Start of Given material
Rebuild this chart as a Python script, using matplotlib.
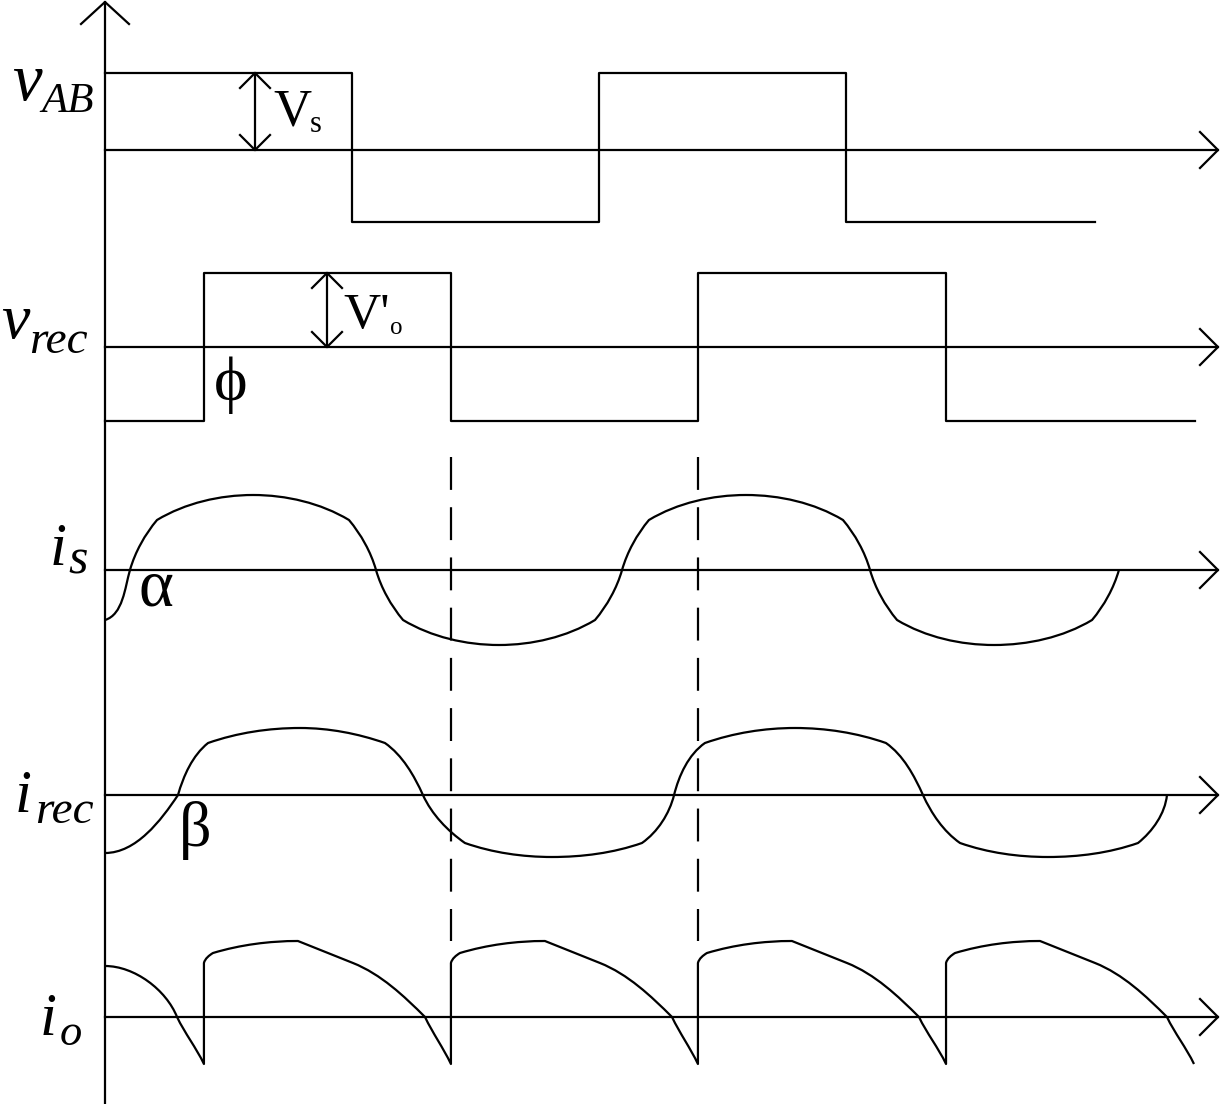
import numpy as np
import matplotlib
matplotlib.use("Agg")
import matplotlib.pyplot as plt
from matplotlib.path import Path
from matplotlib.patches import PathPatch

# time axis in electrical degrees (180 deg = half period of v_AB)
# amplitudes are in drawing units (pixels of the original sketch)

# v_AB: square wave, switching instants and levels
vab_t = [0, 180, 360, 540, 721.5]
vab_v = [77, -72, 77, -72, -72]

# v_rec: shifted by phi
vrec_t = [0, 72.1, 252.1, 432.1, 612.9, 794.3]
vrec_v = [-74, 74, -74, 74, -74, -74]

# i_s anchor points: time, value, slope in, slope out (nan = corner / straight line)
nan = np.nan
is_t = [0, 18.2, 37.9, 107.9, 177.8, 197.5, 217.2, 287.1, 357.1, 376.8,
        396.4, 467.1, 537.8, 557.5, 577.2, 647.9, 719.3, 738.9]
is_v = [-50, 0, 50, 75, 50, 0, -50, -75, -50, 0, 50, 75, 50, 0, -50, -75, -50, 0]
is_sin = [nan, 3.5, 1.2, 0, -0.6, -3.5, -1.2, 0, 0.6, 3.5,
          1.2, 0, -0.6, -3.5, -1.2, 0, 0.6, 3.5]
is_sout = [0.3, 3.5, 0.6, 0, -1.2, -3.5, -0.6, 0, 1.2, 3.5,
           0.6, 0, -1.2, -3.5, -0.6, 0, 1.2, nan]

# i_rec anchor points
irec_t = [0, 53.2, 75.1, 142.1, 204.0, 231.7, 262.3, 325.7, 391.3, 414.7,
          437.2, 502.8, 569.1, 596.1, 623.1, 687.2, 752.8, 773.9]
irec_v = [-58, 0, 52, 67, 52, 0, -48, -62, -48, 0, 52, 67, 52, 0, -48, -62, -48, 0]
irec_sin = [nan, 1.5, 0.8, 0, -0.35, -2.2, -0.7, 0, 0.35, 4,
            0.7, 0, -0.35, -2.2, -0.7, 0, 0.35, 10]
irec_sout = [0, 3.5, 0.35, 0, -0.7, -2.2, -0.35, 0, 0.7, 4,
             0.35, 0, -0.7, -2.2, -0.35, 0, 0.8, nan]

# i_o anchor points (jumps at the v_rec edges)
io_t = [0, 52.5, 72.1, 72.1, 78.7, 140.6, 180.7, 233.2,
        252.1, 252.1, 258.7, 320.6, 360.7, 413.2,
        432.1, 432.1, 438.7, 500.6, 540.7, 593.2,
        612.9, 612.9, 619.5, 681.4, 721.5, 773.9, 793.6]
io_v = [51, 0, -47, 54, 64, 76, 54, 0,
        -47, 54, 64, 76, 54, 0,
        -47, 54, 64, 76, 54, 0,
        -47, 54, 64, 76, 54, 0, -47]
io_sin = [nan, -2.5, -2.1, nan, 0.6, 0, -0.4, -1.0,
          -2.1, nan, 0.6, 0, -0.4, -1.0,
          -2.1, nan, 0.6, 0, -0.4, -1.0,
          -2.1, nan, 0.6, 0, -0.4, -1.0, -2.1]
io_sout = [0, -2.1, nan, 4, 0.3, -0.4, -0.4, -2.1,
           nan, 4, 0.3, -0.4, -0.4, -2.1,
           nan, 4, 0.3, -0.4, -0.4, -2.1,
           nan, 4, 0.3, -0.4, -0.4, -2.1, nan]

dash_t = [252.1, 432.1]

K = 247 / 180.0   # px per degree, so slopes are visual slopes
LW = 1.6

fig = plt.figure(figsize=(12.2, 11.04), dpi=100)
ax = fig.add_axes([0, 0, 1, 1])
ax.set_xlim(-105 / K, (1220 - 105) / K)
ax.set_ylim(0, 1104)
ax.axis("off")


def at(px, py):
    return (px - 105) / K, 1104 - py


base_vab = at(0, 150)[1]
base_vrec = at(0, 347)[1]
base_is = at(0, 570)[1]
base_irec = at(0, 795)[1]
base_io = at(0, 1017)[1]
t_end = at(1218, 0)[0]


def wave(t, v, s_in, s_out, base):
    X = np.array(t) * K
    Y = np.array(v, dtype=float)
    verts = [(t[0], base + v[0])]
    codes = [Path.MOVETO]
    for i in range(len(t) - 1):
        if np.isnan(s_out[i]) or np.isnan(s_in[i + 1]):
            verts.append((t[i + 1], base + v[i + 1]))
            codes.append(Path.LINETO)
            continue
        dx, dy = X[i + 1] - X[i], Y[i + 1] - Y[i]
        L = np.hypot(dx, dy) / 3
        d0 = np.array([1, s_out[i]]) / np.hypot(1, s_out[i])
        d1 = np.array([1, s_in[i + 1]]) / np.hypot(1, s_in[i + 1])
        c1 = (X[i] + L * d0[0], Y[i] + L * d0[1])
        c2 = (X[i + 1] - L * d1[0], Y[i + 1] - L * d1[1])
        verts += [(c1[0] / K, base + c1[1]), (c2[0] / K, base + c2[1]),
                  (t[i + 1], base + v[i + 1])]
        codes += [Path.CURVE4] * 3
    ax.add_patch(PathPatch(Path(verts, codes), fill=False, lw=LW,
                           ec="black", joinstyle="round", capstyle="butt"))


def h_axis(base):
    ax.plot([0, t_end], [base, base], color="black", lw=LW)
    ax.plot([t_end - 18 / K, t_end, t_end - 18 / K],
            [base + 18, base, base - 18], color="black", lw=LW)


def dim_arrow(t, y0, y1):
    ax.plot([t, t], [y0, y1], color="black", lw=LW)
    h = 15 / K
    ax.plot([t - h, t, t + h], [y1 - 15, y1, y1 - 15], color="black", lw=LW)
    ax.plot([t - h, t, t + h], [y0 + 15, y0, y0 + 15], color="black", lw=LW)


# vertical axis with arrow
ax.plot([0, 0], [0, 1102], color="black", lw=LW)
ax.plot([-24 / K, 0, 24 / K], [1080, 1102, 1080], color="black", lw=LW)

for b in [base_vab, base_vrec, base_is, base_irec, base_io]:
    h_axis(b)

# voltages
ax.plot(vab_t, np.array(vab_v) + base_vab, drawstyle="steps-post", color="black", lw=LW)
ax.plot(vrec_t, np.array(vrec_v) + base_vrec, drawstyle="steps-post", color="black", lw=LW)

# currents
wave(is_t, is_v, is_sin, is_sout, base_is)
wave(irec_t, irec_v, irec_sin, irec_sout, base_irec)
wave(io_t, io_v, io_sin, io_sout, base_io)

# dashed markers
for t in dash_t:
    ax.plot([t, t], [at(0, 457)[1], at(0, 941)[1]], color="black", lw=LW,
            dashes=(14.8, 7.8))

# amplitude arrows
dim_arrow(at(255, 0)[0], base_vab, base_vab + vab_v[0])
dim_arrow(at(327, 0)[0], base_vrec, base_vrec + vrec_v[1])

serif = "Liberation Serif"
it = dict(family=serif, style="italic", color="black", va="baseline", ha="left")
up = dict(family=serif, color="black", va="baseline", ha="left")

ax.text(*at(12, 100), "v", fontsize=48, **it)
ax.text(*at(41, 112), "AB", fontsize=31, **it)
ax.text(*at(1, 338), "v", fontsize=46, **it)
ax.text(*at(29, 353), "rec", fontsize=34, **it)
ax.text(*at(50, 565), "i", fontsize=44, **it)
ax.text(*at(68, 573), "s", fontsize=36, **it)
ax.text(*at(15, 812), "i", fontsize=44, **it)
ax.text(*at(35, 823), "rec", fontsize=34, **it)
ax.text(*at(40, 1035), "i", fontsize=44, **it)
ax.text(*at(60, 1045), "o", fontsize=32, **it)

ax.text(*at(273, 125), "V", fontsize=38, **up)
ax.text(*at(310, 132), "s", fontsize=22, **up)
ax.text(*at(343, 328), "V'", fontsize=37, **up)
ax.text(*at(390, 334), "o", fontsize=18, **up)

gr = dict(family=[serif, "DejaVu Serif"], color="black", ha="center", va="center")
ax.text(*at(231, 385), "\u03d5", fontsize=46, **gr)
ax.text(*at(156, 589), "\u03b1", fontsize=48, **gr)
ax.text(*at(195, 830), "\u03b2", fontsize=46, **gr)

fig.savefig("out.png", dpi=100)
End of Given material
Starting at the top of the listing above, reproduce each line up to and including the one with "# amplitudes are"; omit the pictures.

■ Solved exercise:
Rebuild this chart as a Python script, using matplotlib.
import numpy as np
import matplotlib
matplotlib.use("Agg")
import matplotlib.pyplot as plt
from matplotlib.path import Path
from matplotlib.patches import PathPatch

# time axis in electrical degrees (180 deg = half period of v_AB)
# amplitudes are in drawing units (pixels of the original sketch)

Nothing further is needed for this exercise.